The 22-year-old singer-songwriter aired her frustration over the support -- or rather lack of support -- for local music in a note on Facebook earlier this week.

"I've always been one that's hopeful about things here, and I've been very positive. But after much much thinking and sitting on it for months, I decided it was the best decision to make if I wanted to grow as an artist," the pint-sized artiste told Yahoo! Singapore.

Chua is still in the midst of firming up the details of moving away, but it is understood that she will be heading to Los Angeles, which, according to her, has a more progressive environment for the arts.

Regarding her note on the social networking site, the singer of local band Allura said that it was initially private and not suppose to be circulated, but a couple of her musician friends wanted to post it so she made it public.

Despite packing her bags for greener pastures, the powerful siren insisted that there is still hope for Singapore music. She believes that there is only so much artistes can do, and indicated in her note that more support is needed from both the government and the people.

Chua declined to elaborate on what led to her online outburst and decision to leave her homeland, but revealed that the last straw was with regards to an un-named huge arts event.

"I'm not leaving permanently. Just for a season in my life to grow.

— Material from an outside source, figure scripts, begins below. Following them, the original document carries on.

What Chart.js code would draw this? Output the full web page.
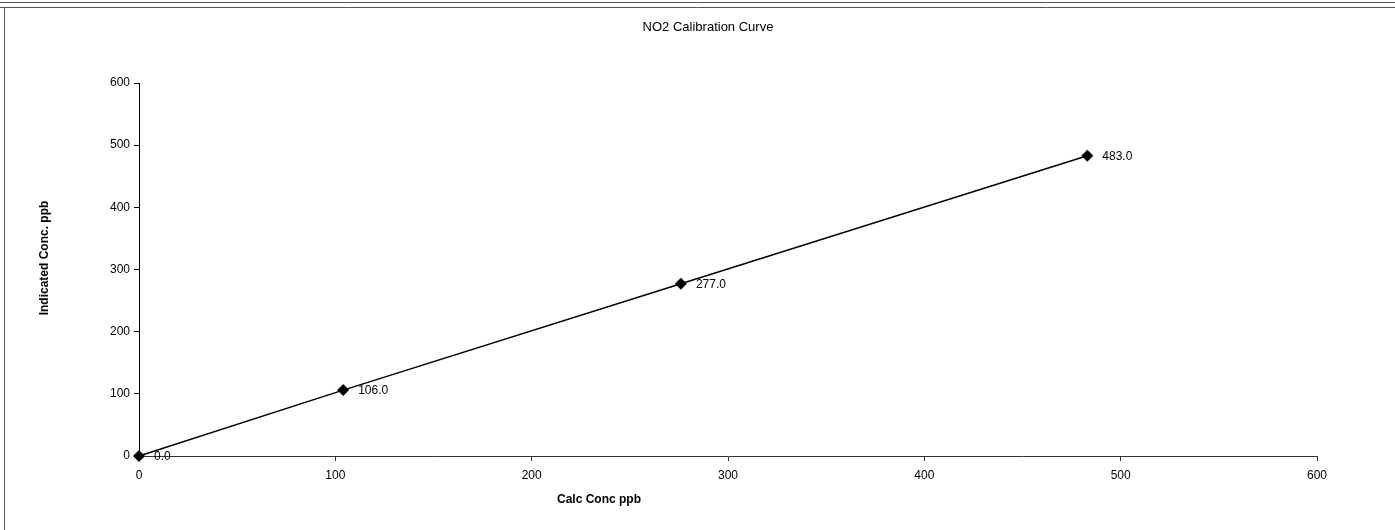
<!DOCTYPE html>
<html>
<head>
<meta charset="utf-8">
<script src="https://cdn.jsdelivr.net/npm/chart.js@4.4.1/dist/chart.umd.min.js"></script>
<style>
  html, body { margin: 0; padding: 0; background: #fff; }
  #wrap { width: 1395px; height: 530px; }
</style>
</head>
<body>
<div id="wrap"><canvas id="c" width="1395" height="530"></canvas></div>
<script>
// Calibration points: calculated vs indicated concentration (ppb)
const calcConc = [0, 104, 276, 483];
const indicatedConc = [0.0, 106.0, 277.0, 483.0];
const axisTicks = [0, 100, 200, 300, 400, 500, 600];

const chartTitle = 'NO2 Calibration Curve';
const xTitle = 'Calc Conc ppb';
const yTitle = 'Indicated Conc. ppb';

const points = calcConc.map((x, i) => ({ x: x, y: indicatedConc[i] }));
const FONT = '"Liberation Sans", Arial, sans-serif';

// Outer frame: doubled rule along the top and a rule down the left side
const framePlugin = {
  id: 'frame',
  beforeDraw(chart) {
    const ctx = chart.ctx;
    ctx.save();
    ctx.fillStyle = '#fff';
    ctx.fillRect(0, 0, chart.width, chart.height);
    ctx.strokeStyle = '#555';
    ctx.lineWidth = 1;
    ctx.beginPath();
    ctx.moveTo(0, 2.5); ctx.lineTo(chart.width, 2.5);
    ctx.moveTo(0, 7.5); ctx.lineTo(chart.width, 7.5);
    ctx.moveTo(4.5, 7.5); ctx.lineTo(4.5, chart.height);
    ctx.stroke();
    ctx.restore();
  }
};

// Chart title, axis titles and value labels beside each marker
const textPlugin = {
  id: 'texts',
  afterDatasetsDraw(chart) {
    const ctx = chart.ctx;
    const meta = chart.getDatasetMeta(0);
    ctx.save();
    ctx.fillStyle = '#000';
    ctx.textBaseline = 'middle';

    ctx.font = '12px ' + FONT;
    ctx.textAlign = 'left';
    meta.data.forEach((el, i) => {
      const v = chart.data.datasets[0].data[i].y;
      ctx.fillText(v.toFixed(1), el.x + 15, el.y + 0.5);
    });

    ctx.font = '13px ' + FONT;
    ctx.textAlign = 'center';
    ctx.fillText(chartTitle, 708, 27);

    ctx.font = 'bold 12px ' + FONT;
    ctx.fillText(xTitle, 599, 500);

    ctx.translate(45, 258);
    ctx.rotate(-Math.PI / 2);
    ctx.fillText(yTitle, 0, 0);
    ctx.restore();
  }
};

new Chart(document.getElementById('c'), {
  type: 'scatter',
  data: {
    datasets: [{
      data: points,
      showLine: true,
      clip: false,
      borderColor: '#000',
      borderWidth: 1.5,
      backgroundColor: '#000',
      pointStyle: 'rectRot',
      pointRadius: 6,
      pointHoverRadius: 6,
      pointBorderWidth: 0,
      tension: 0
    }]
  },
  options: {
    responsive: false,
    animation: false,
    events: [],
    layout: { padding: { left: 0, right: 78, top: 83, bottom: 0 } },
    plugins: {
      legend: { display: false },
      tooltip: { enabled: false },
      title: { display: false }
    },
    scales: {
      x: {
        type: 'linear',
        min: 0,
        max: 600,
        afterFit(scale) { scale.height = 74; },
        afterBuildTicks(scale) { scale.ticks = axisTicks.map(v => ({ value: v })); },
        grid: { drawOnChartArea: false, drawTicks: true, tickLength: 5, color: '#333' },
        border: { display: true, color: '#333', width: 1 },
        ticks: { color: '#000', font: { family: FONT, size: 12 }, padding: 7, maxRotation: 0 }
      },
      y: {
        type: 'linear',
        min: 0,
        max: 600,
        afterFit(scale) { scale.width = 139; },
        afterBuildTicks(scale) { scale.ticks = axisTicks.map(v => ({ value: v })); },
        grid: { drawOnChartArea: false, drawTicks: true, tickLength: 5, color: '#000' },
        border: { display: true, color: '#000', width: 1 },
        ticks: { color: '#000', font: { family: FONT, size: 12 }, padding: 4 }
      }
    }
  },
  plugins: [framePlugin, textPlugin]
});
</script>
</body>
</html>
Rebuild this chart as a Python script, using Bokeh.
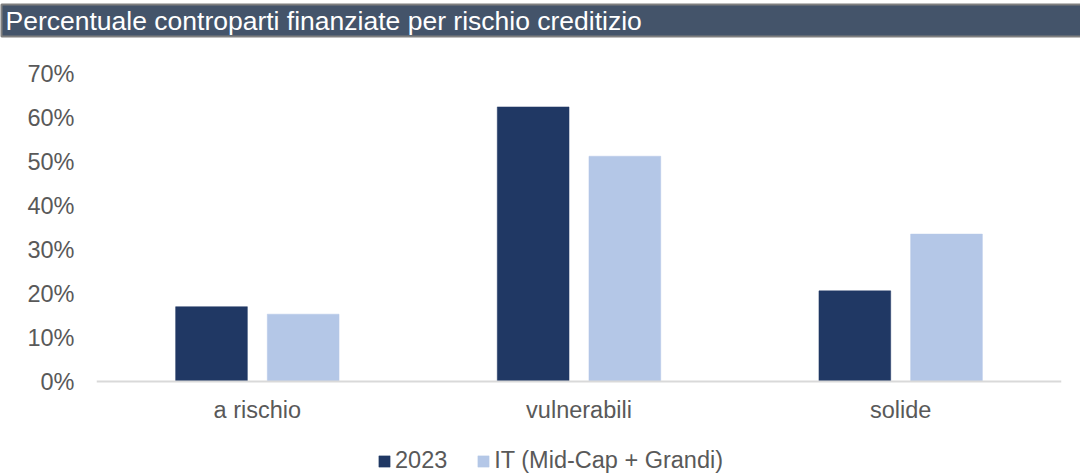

There are many personal factors that led to my decision," she said.

"Just for the record, I've never once given up or will give up on Singapore," added the Chua.

Here is what she wrote in her note on Facebook:

This letter is probably not directed to any of my friends on facebook, the very kind people on my facebook fanpage and anyone who has ever (legally) downloaded or supported my music or of any other local artist.

But this is a letter, a letter from a very heartbroken Singaporean artist to the general mass of people who just don't care or are just too close-minded to see the big picture. Yes, you.

Its sad, because i don't think i could have tried any harder with you, Singapore. When it comes to you, it has always been an uphill battle, where i'm swimming against the currents. Time to time, i'd always catch you make comments like, "i don't like this band, they don't play any songs i know" or "oh, this band is good, they don't sound local".

Why? why are we possibly the only country where "local" has so much negative connotations tagged with it. why are we the only country where you're only considered a GOOD, COMPETENT musician when you can play covers. why are we the only bloody country where the press and media will have to INTENTIONALLY highlight that a local musician plays an "original compostition".

Why?!

Why am i not accepted in your working society? On a day to day basis i have to deal with a hefty amount of people judging me; assuming i've made some majorly bad decisions in my life to wind up a musician. Why can't i be musician? i don't need your definition of success to be placed upon me. i don't need your approval to do what i know i should be doing. i don't need you to tell me that there is no future in Singapore Music, i don't need you to tell me that what i'm doing is a lost cause.

Why?! Why do i have to try so hard to prove my worth about my contributions to society? why is it that our independent music community has minimal government support? why don't i have someone to count on?

So on this note, i'd like to annou(n)ce that i've decided to move to another country to pursue my career. i'm not giving up on you Singapore, but rather its due to the fact that its the only choice i have, thanks to your pathetic need of validation from elsewhere before you see things clearly for yourself.

i'm hurt and you know why. i'm angry because i've been hurt for a long time now.
But no matter how heartbroken i am, i'm now more ready than ever to get out of the boat and walk on water.

Yours Truly,
A 100% A HOME-GROWN SINGAPOREAN ARTIST & PROUD OF IT.